Scott compara en su último libro la domesticación de los animales y la de los seres humanos, inspirándose en el inquietante libro Alambre de Púas de Reviel Netz, y dice que no son tan distantes como pudiera parecer y que parecen haber usado técnicas similares. Los procesos que llevaron a la domesticación del lobo, del cerdo o de la vaca fueron aplicados a muchos bárbaros atraídos por el brillo de las sociedades estatales. Los animales fueron atraídos por la seguridad y el alimento de los primeros ganaderos y luego una vez atrapados y enjaulados fueron condicionados a través de estímulos, normalmente a través del dolor (pensemos, por ejemplo, en espuelas y bridas para el caballo). De igual forma ocurrió con muchos bárbaros que se acercaron al brillo de las sociedades estatistas y, una vez atraídos, fueron dominados y encapsulados dentro de ellas. Pensemos, por ejemplo, en los indios de Norteamérica, que siguieron un destino semejante por haberse querido acercar a la cultura de los nuevos pobladores. Algo semejante ocurrió en muchos pueblos e imperios del mundo antiguo. Pero la reflexión final que podemos hacer es que aún queda mucho por investigar y por conocer sobre el discurrir de la historia humana, y me temo que se nos ha hurtado buena parte del mismo.
2 Comentarios
Profesor bastos, eres un
Profesor bastos, eres un genio, como buen anarquista analizas bien las causas del poder político y estas son claramente tecnológicas. Sino como puede ser que las únicas sociedades anarquistas que existen o han existido son las de los cazadores recolectores? No parece que sea una casualidad. Obviamente la tecnología no es neutral.

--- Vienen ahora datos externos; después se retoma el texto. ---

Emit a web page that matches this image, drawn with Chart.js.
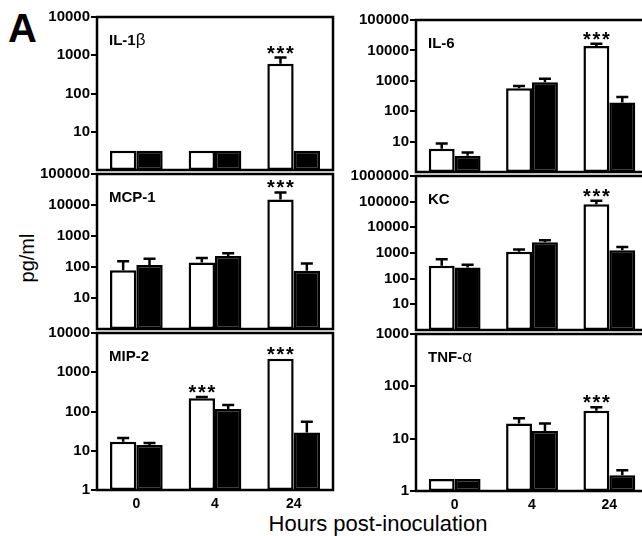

Sería fantástico que en alguna conferencia de las tuyas tocarás este tema.
Un saludo de un antiguo alumno
Excelente artículo.
Excelente artículo. Precisamente ahora estoy leyendo (por recomendación del profesor Bastos) el libro de Scott: «The art of not being governed». Interesante el caso de Zomia: una zona del tamaño de Europa donde 100 millones de personas viven al margen de los Estados.